Khaeng Ruea Yao (แข่งเรือยาว, lit. 'Long-boat racing') is a boat racing in Thailand that has been practiced for centuries. The boats used in this race are long and narrow, and can be up to 30 meters in length with a crew of up to 50 people. The boats are decorated with intricate designs and colors that represent the different regions of Thailand. The race is typically held during the rainy season, between July and October, and is often accompanied by traditional music and dancing. The race is a display of strength, endurance, and teamwork as the boats compete to be the first to cross the finish line.
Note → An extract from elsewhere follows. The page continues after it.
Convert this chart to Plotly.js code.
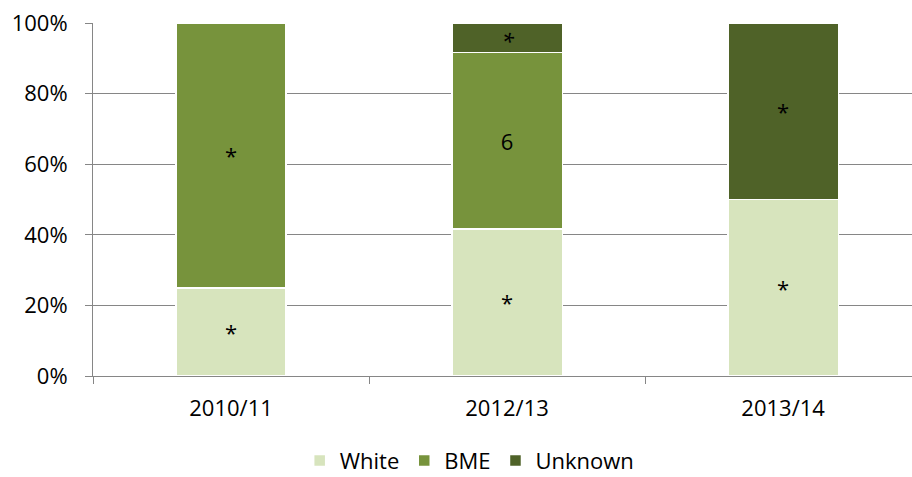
<!DOCTYPE html>
<html>
<head>
<meta charset="utf-8">
<script src="https://cdn.plot.ly/plotly-3.0.1.min.js"></script>
<style>html,body{margin:0;padding:0;background:#fff;}#chart{width:912px;height:477px;}</style>
</head>
<body>
<div id="chart"></div>
<script>
const categories = ["2010/11", "2012/13", "2013/14"];
const whiteValues = [25, 41.67, 50];
const bmeValues = [75, 50, 0];
const unknownValues = [0, 8.33, 50];
const whiteLabels = ["*", "*", "*"];
const bmeLabels = ["*", "6", ""];
const unknownLabels = ["", "*", "*"];
const yTickVals = [0, 20, 40, 60, 80, 100];
const yTickText = ["0%", "20%", "40%", "60%", "80%", "100%"];

const font = "Open Sans, Liberation Sans, sans-serif";
const fs = 22;
function series(name, values, labels, color) {
  return {
    type: "bar", name: name, x: categories, y: values, text: labels,
    texttemplate: "%{text}", textposition: "inside", insidetextanchor: "middle",
    textfont: {family: font, size: fs, color: "#000"},
    marker: {color: color, line: {color: "#ffffff", width: 1.5}},
    width: 0.4, hoverinfo: "skip", constraintext: "none"
  };
}
const data = [
  series("White", whiteValues, whiteLabels, "#D7E4BD"),
  series("BME", bmeValues, bmeLabels, "#77933C"),
  series("Unknown", unknownValues, unknownLabels, "#4F6228")
];
const layout = {
  width: 912, height: 477, barmode: "stack",
  margin: {l: 93, r: 0, t: 23, b: 101},
  paper_bgcolor: "#fff", plot_bgcolor: "#fff",
  font: {family: font, size: fs, color: "#000"},
  uniformtext: {mode: false},
  xaxis: {
    type: "category", range: [-0.5, 2.467], tickson: "boundaries", automargin: false,
    ticks: "outside", ticklen: 7, tickcolor: "#868686", tickwidth: 1,
    showline: true, linecolor: "#868686", linewidth: 1, ticklabelstandoff: 13,
    showgrid: false, tickfont: {family: font, size: fs, color: "#000"}, fixedrange: true
  },
  yaxis: {
    range: [0, 100], tickvals: yTickVals, ticktext: yTickText, automargin: false,
    ticks: "outside", ticklen: 7, tickcolor: "#868686", ticklabelstandoff: 13,
    showline: true, linecolor: "#868686", linewidth: 1,
    showgrid: true, gridcolor: "#868686", gridwidth: 1, zeroline: false,
    tickfont: {family: font, size: fs, color: "#000"}, fixedrange: true
  },
  showlegend: true,
  legend: {orientation: "h", xref: "container", yref: "container", x: 0.515, xanchor: "center",
    y: 0.034, yanchor: "middle",
    font: {family: font, size: fs, color: "#000"}, traceorder: "normal", itemwidth: 30}
};
Plotly.newPlot("chart", data, layout, {displayModeBar: false, staticPlot: true});
</script>
</body>
</html>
Long-boat racing is not only a sport but also an important cultural event that brings communities together to celebrate their heritage and traditions.

== Ball games ==

=== Pétanque ===
A French game, is also played in Thailand, where it is pronounced BeTang (Thai, เปตอง).

=== Len Saba ===
Len Saba (เล่นสะบ้า) is a game played with a unique ball made from the seeds of the Entada rheedei plant. The game is also associated with the Mon people of Thailand. Players are divided into two teams and take turns being the pitching and receiving sides. The objective is to toss the ball as far as possible, with players walking or running to stop each other's tosses. Points are earned by the pitching team if the receiving team fails to catch the ball. The game continues until a certain number of points are earned or a time limit is reached. The game requires skill in throwing the ball and the ability to dodge to stop opponent's tosses, with moves such as the patella wheel or patella flick used to score points.

=== Takraw ===

Takraw (ตะกร้อ) is a traditional Thai ball games that dates back to the Ayutthaya period. Initially played without a net, it involved passing a rattan ball to another person using only the feet, knees, chest, and head, without letting it touch the ground. In the 1940s, the introduction of the net gave rise to a new form of the game that is now widely played in Thailand and other Southeast Asian countries. A standard game of Takraw involves two teams of three players each, although the number of players can vary depending on the specific variation being played. Takraw has many variations, including Takraw Wong Lek (ตะกร้อวงเล็ก, lit. 'Small Circle Takraw'), Takraw Wong Yai (ตะกร้อวงใหญ่, lit. 'Big Circle Takraw'), Takraw Pliek Pheuang (ตะกร้อพลิกแพลง, lit. 'Bending Takraw'), Takraw Ching Thong (ตะกร้อชิงธง, lit. 'Capture the Flag Takraw'), Takraw Kham Ta Khai (ตะกร้อข้ามตาข่าย, lit. 'Crossover Net Takraw'), and Takraw Lod Huang (ตะกร้อลอดห่วง, lit. 'Hoop Takraw'). Each variation has its own unique rules and playing style, adding to the excitement and challenge of the game. Takraw is not only a popular pastime in Thailand but also a form of exercise that helps improve flexibility.